Designing Cost Effective custom t-shirts

Designing Cost effective custom t-shirts
Kirkwood Trading Company Saint Louis screen printing

Designing Cost Effective Custom T-shirts

So you want to design your own custom t-shirts and you want to keep them cost effective. If you follow these key points about how we price custom t-shirts it will help you in designing cost effective t-shirts.

4 Things play a part in the ultimate price you pay for your custom t-shirts.

1. Type of shirts (Cotton, Poly, blend, etc)
100% preshrunk cotton t-shirts will be the least expensive shirts. White t-shirts are also less expensive than colored tshirts and grays fall in the middle. Performance Poly like your dri-fit materials and poly cotton and triblend shirts are more expensive. Camo and tie-dye tshirts are your most expensive.

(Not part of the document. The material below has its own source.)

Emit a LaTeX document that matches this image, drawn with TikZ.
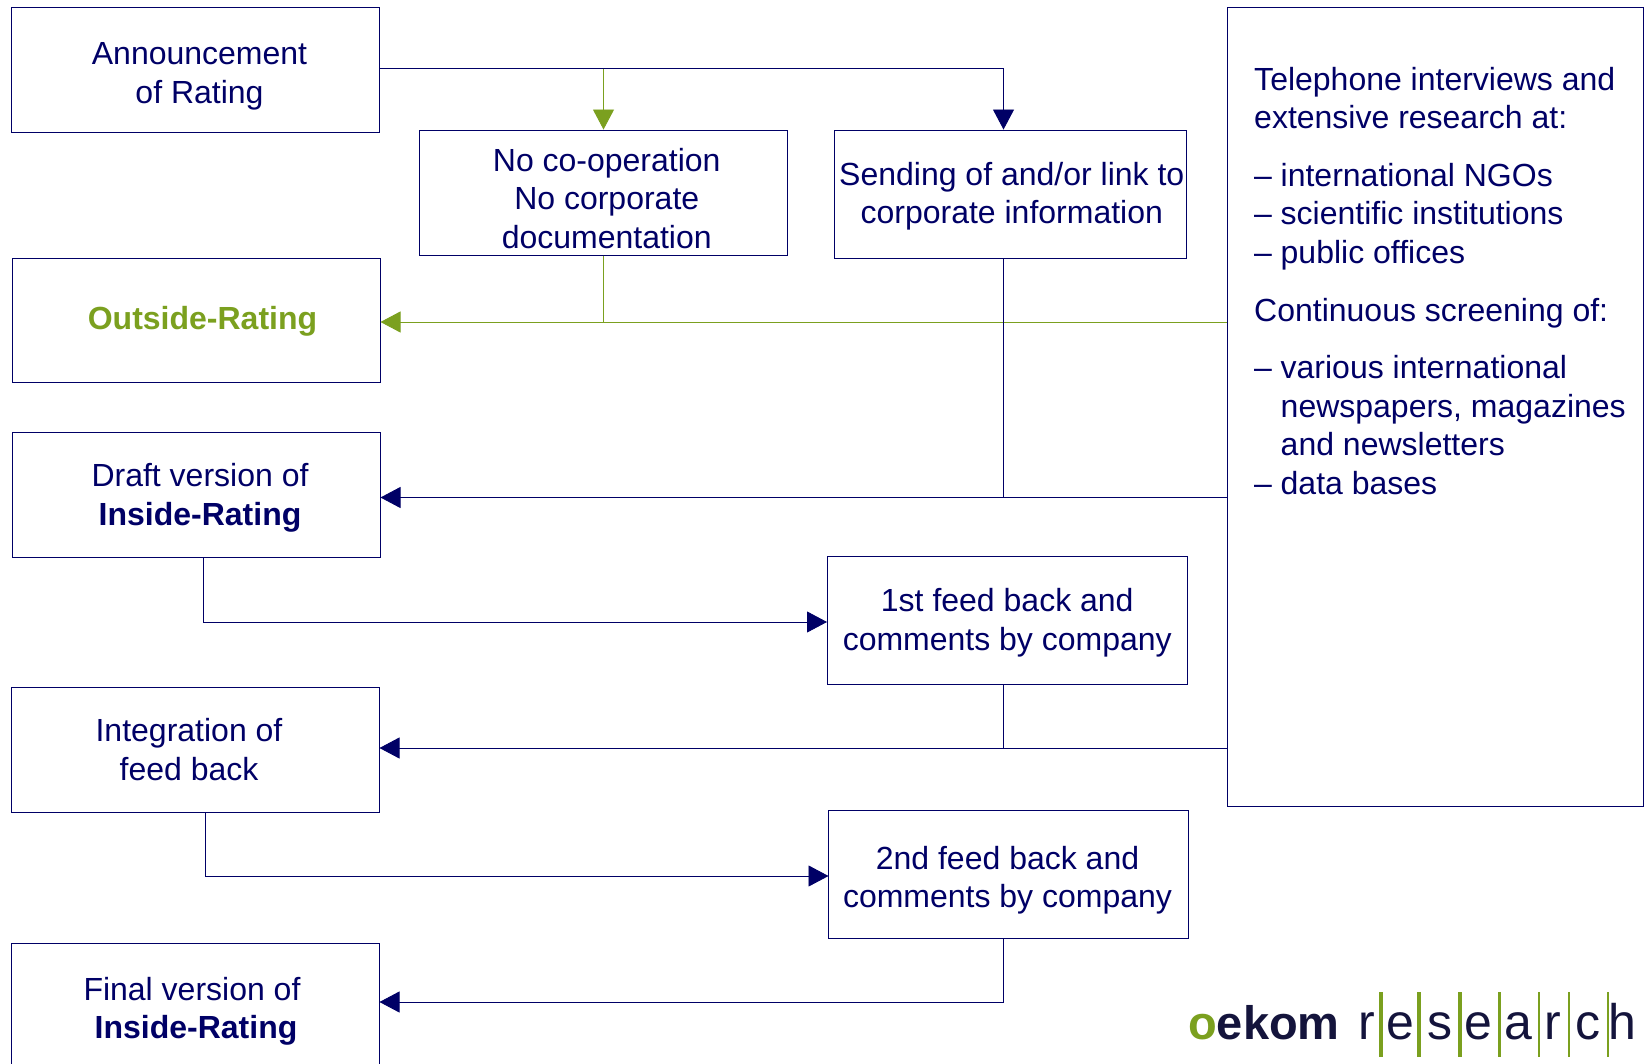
\documentclass[tikz,border=0pt]{standalone}
\usepackage{fontspec}
\setmainfont{Liberation Sans}
\usepackage{xcolor}
\usepackage{tikz}
\usetikzlibrary{positioning,arrows.meta,calc}
\definecolor{navyline}{HTML}{000066}
\definecolor{oekomgreen}{HTML}{7BA01F}
\definecolor{logonavy}{HTML}{14143C}
\newcommand{\boxlabel}[3]{\hspace*{#1}\raisebox{0pt}[\height][\dimexpr\depth-#2\relax]{\begin{tabular}{@{}c@{}}#3\end{tabular}}}
\newcommand{\dashitem}{\makebox[26.5pt][l]{--}}
\newcommand{\dashrest}{\hspace*{26.5pt}}
\tikzset{
  stepbox/.style={rectangle, draw=navyline, line width=0.9pt, text=navyline, inner sep=0pt},
  fwd/.style={-{Triangle[length=20pt,width=21pt]}, draw=navyline, line width=0.9pt},
  fwdgreen/.style={-{Triangle[length=20pt,width=21pt]}, draw=oekomgreen, line width=0.9pt},
  plain/.style={draw=navyline, line width=0.9pt},
  plaingreen/.style={draw=oekomgreen, line width=0.9pt},
  sidetext/.style={text=navyline, align=left, anchor=north west, inner sep=0pt},
  logoletter/.style={text=logonavy, anchor=base, inner sep=0pt, font=\fontsize{50}{50}\selectfont},
}
\begin{document}
\begin{tikzpicture}[x=1pt,y=-1pt,font=\fontsize{32}{38.4}\selectfont]
  \useasboundingbox (0,0) rectangle (1645,1064);

  % left column
  \node[stepbox, minimum width=367.5pt, minimum height=125pt] (announce) at (195.5,69.5)
    {\boxlabel{8pt}{14pt}{Announcement\\of Rating}};
  \node[stepbox, minimum width=367.5pt, minimum height=124.5pt] (outside) at (196.5,320.25)
    {\boxlabel{12pt}{4pt}{\textcolor{oekomgreen}{\textbf{Outside-Rating}}}};
  \node[stepbox, minimum width=367.5pt, minimum height=125pt] (draft) at (196.5,495)
    {\boxlabel{7pt}{7pt}{Draft version of\\\textbf{Inside-Rating}}};
  \node[stepbox, minimum width=367.5pt, minimum height=125pt] (integration) at (195.5,749.5)
    {\boxlabel{-13pt}{8pt}{Integration of\\feed back}};
  \node[stepbox, minimum width=367.5pt, minimum height=130pt] (final) at (195.5,1008)
    {\boxlabel{-3pt}{8pt}{\hspace*{-4pt}Final version of\\\hspace*{4pt}\textbf{Inside-Rating}}};

  % middle column
  \node[stepbox, minimum width=368.5pt, minimum height=125.5pt] (nocoop) at (603.25,192.75)
    {\boxlabel{7pt}{19pt}{No co-operation\\No corporate\\documentation}};
  \node[stepbox, minimum width=352.5pt, minimum height=128pt] (sending) at (1010.25,194)
    {\boxlabel{3pt}{6pt}{Sending of and/or link to\\corporate information}};
  \node[stepbox, minimum width=360.5pt, minimum height=128pt] (first) at (1007.25,620)
    {\boxlabel{0pt}{7pt}{1st feed back and\\comments by company}};
  \node[stepbox, minimum width=360pt, minimum height=128pt] (second) at (1008.5,874)
    {\boxlabel{-2pt}{14pt}{2nd feed back and\\comments by company}};

  % sources on the right
  \node[stepbox, minimum width=416.5pt, minimum height=799pt] (sources) at (1435.25,406.5) {};
  \node[sidetext] (sourcestext) at (1254,67) {Telephone interviews and\\extensive research at:\\[19.4pt]
    \dashitem international NGOs\\\dashitem scientific institutions\\\dashitem public offices\\[19.4pt]
    Continuous screening of:\\[19.4pt]
    \dashitem various international\\\dashrest newspapers, magazines\\\dashrest and newsletters\\\dashitem data bases};

  \coordinate (busa) at (603.5,68.5);
  \coordinate (busb) at (1003.5,68.5);
  \coordinate (outsidein) at (380.5,322);
  \coordinate (draftin) at (380.5,497.5);
  \coordinate (integrationin) at (379.5,748);
  \coordinate (finalin) at (379.5,1002);
  \coordinate (firstin) at (827,622);
  \coordinate (secondin) at (828.5,876);
  \coordinate (draftout) at (203.5,557.5);
  \coordinate (integrationout) at (205.5,812);

  % green paths first, the blue ones run over them
  \draw[fwdgreen] (sources.west |- outsidein) -- (outsidein);
  \draw[plaingreen] (nocoop.south -| busa) -- (busa |- outsidein);
  \draw[fwdgreen] (busa) -- (nocoop.north -| busa);

  \draw[fwd] (announce.east |- busb) -- (busb) -- (sending.north -| busb);
  \draw[plain] (sending.south -| busb) -- (busb |- draftin);
  \draw[fwd] (sources.west |- draftin) -- (draftin);
  \draw[fwd] (draftout) |- (firstin);
  \draw[plain] (first.south -| busb) -- (busb |- integrationin);
  \draw[fwd] (sources.west |- integrationin) -- (integrationin);
  \draw[fwd] (integrationout) |- (secondin);
  \draw[fwd] (second.south -| busb) |- (finalin);

  % logo
  \node[anchor=base west, inner sep=0pt, text=logonavy, font=\fontsize{47}{47}\selectfont\bfseries] (oekom) at (1188,1039)
    {\textcolor{oekomgreen}{o}ekom};
  \foreach \i/\x/\c in {1/1366.7/r,2/1400/e,3/1440/s,4/1478/e,5/1518/a,6/1553/r,7/1588/c,8/1622/h}
    \node[logoletter] (letter\i) at (\x,1039) {\c};
  \foreach \x/\w in {1381/4,1419/3.5,1460/3.5,1499/3,1539/2.5,1569/2,1608/1.5}
    \draw[oekomgreen, line width=\w pt] (\x,992) -- (\x,1057);
\end{tikzpicture}
\end{document}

2. Printing (Print location and colors) Is the design a 1 color design or an 8 color deisgn or any number in between. The less print colors the less costly the shirt. Print location, one location is less expensive than multiple locations. So a shirt with a print on the only the front is less expensive than a shirt with a print on the front & back or front, black, and sleeves.

3. Quantity: How many shirts will you need to order. The more shirts the less costly each shirt becomes. Where a 12 shirt order with a particular design might be in the $9-$10 range per shirt, that same design on 50 shirts would closer to the $8 per shirt range.

4. Print Colors: The rule to keep in mind to get the most cost effective shirts is dark ink colors on lighter shirts is less expensive than light ink colors on darker shirts. Light ink on dark shirts often demands an under base or multiple hits on the ink to gain the correct opacity.

In the graphic above you have the same design printed in 4 different ways. A single color print on a white shirt being the least expensive and a 7 color design on a black shirt being the most costly and then 2 examples of a print that will fall in the middle. One thing to keep in mind is a high nummber of print colors should equal a high quantity of shirts. You don’t want to get an 8 color design print on 24 shirts. It’s completely cost prohibitive.

Each print color commands a $15 screen charge. So a one color print will have a $15 screen charge. An 8 color print will have $120 in screen charges. Ideally when you divide the screen charges by the number of shirts you want to order you are looking to keep the cost per shirt when divided by the screen charges as low as possible.

Example: 100 white t-shirts with a 1 color front print is going to run around $6/shirt with a $15 screen charge. If you divide that $15 by 100 shirts you get $.15 cents. So of the $6 shirt cost, $.15 cents of that $6 is going toward the scren charges. Now take $120 worth of screen charges and divide that by 50 t-shirts. 50 shirts with an 8 color design would run say $10.00. If you divid $120 by the 50 shirts you get $2.40. So that would be considered a high number. The lower you can keep the screen costs effecting your per shirt cost then that is how what designing cost effective custom t-shirts is all about.

Remember, small quantities should have low print colors and high print colors should be reserved for larger quantities of shirts.